Working in Grasshopper (1/4)
Anatomy of a definition
All Grasshopper definitions are composed of only two kinds of elements: components which hold data and perform tasks, and wires that connect and pass data between the components. Using these two elements, we can define complex systems as assemblies of smaller parts working together to achieve a common goal.
Components
Components are the core of Grasshopper. They define all of the individual operations that Grasshopper can do. Components are the tools in your computational toolbox 🧰.
Just like a carpenter has to first learn how all the tools in their toolbox work before they know what is appropriate for each job, a large part of learning Grasshopper is getting familiar with all of the components that Grasshopper has to offer. A component-by-component glossary is useful, but would not make for a good tutorial or an engaging online course. So we will get familiar with components the fun way: by using them to develop working definitions in the exercise lessons of this course.
For now, let’s look at some of the general concepts behind components, and how they come together to form our Grasshopper definitions.
Component types
There are three types of components in Grasshopper:
- General components
- Inputs
- Containers
General components
Most components are of the ‘General’ type. These components represent individual operations that do stuff in the definition. You can think of each component as a small function that takes in a set of inputs, processes them a certain way, and generates a set of outputs as a result.
The component’s inputs are represented as ‘ports’ on the left of the component, while the outputs are represented by ‘ports’ on the right. Wires can be connected to these ports to pass data from the outputs of one component to the inputs of another.
Inputs
Inputs are a special component type that allows us to bring data into our definitions. All the inputs components can be found in the ‘Input’ group within the ‘Params’ tab first from the left.
The most common input components allow us to generate data dynamically within the definition.

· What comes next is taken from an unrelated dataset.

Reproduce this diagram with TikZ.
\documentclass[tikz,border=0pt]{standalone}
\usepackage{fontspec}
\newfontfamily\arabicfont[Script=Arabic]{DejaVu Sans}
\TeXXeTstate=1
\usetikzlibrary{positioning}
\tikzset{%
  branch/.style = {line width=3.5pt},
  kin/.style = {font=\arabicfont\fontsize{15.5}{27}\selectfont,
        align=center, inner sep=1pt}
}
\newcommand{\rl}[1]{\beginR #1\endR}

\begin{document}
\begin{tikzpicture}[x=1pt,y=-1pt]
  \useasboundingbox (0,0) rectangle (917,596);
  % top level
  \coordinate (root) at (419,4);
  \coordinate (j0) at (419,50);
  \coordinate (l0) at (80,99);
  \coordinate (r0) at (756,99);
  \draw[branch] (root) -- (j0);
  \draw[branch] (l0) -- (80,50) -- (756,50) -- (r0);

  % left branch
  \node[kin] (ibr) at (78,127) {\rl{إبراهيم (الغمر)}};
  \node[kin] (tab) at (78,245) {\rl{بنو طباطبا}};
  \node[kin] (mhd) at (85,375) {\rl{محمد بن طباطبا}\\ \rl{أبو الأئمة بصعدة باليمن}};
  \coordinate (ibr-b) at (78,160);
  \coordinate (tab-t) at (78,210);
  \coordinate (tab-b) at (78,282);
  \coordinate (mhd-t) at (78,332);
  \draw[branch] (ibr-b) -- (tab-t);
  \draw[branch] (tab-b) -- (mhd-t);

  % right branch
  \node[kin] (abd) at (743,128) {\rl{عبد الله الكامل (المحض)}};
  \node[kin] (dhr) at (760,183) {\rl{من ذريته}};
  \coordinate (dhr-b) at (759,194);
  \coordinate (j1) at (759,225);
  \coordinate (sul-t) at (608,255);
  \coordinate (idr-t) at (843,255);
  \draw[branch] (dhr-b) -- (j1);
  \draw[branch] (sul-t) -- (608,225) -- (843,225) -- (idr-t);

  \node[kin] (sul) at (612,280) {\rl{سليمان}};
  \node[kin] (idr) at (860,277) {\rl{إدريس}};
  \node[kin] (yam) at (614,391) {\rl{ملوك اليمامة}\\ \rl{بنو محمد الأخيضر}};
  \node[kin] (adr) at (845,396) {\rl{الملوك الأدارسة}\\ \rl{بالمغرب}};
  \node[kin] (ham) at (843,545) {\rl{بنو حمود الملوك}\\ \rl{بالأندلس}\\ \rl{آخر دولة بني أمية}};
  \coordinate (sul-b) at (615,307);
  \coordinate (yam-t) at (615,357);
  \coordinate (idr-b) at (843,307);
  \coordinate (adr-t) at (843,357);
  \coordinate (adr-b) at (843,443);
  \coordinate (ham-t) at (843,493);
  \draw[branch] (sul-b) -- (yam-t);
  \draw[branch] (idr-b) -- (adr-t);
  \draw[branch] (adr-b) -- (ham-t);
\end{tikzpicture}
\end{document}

For example, we can use a Number Slider to choose a number using a visual slider, a Panel to type numbers or text into a textbox, or a Boolean Toggle to flip a switch to set a True/False condition.
Some of the more advanced input components bring data in from outside sources. For example, an Image Sampler imports pixel information from image files, while the ‘Import’ components bring data in from various other file types.
Containers
‘Container’ components are another special type in Grasshopper. There are found in the ‘Geometry’ and ‘Primitive’ groups within the ‘Params’ tab first from the left. These are called ‘containers’ because they don’t do anything other than store data. These components have one input port that accepts the data and one output port that passes it on.
The ‘container’ components are special because each one can only hold data of a specific type, and there is one ‘container’ component for each type of data supported by Grasshopper. The data types are split into two main categories:
Primitive data types are all the standard types like numbers, booleans, and text which are not directly related to geometric elements.
Geometric data types are all of the different kinds of geometry supported by Rhino and Grasshopper. In addition to the common types you might use in Rhino like lines, curves, surfaces, and meshes, there are also lower-level geometry types such as points, vectors, and planes. These types are usually not exposed in a visual modeling environment but are crucial when we start to define our geometries computationally.
Primitive data types (left) and Geometry data types (right)
There are two ways to bring data into a ‘container’ component: pass the data in through the input port, or right-click on the component and use the ‘Set…’ options to set the data directly. With primitive data types, you can enter one or more values directly using a text box. With geometric data types, you will be sent to the Rhino window to either define the geometry directly or reference it from an object in the Rhino document. We’ve already seen an example of this in the last exercise where we used a Point container component to create a base point for our model.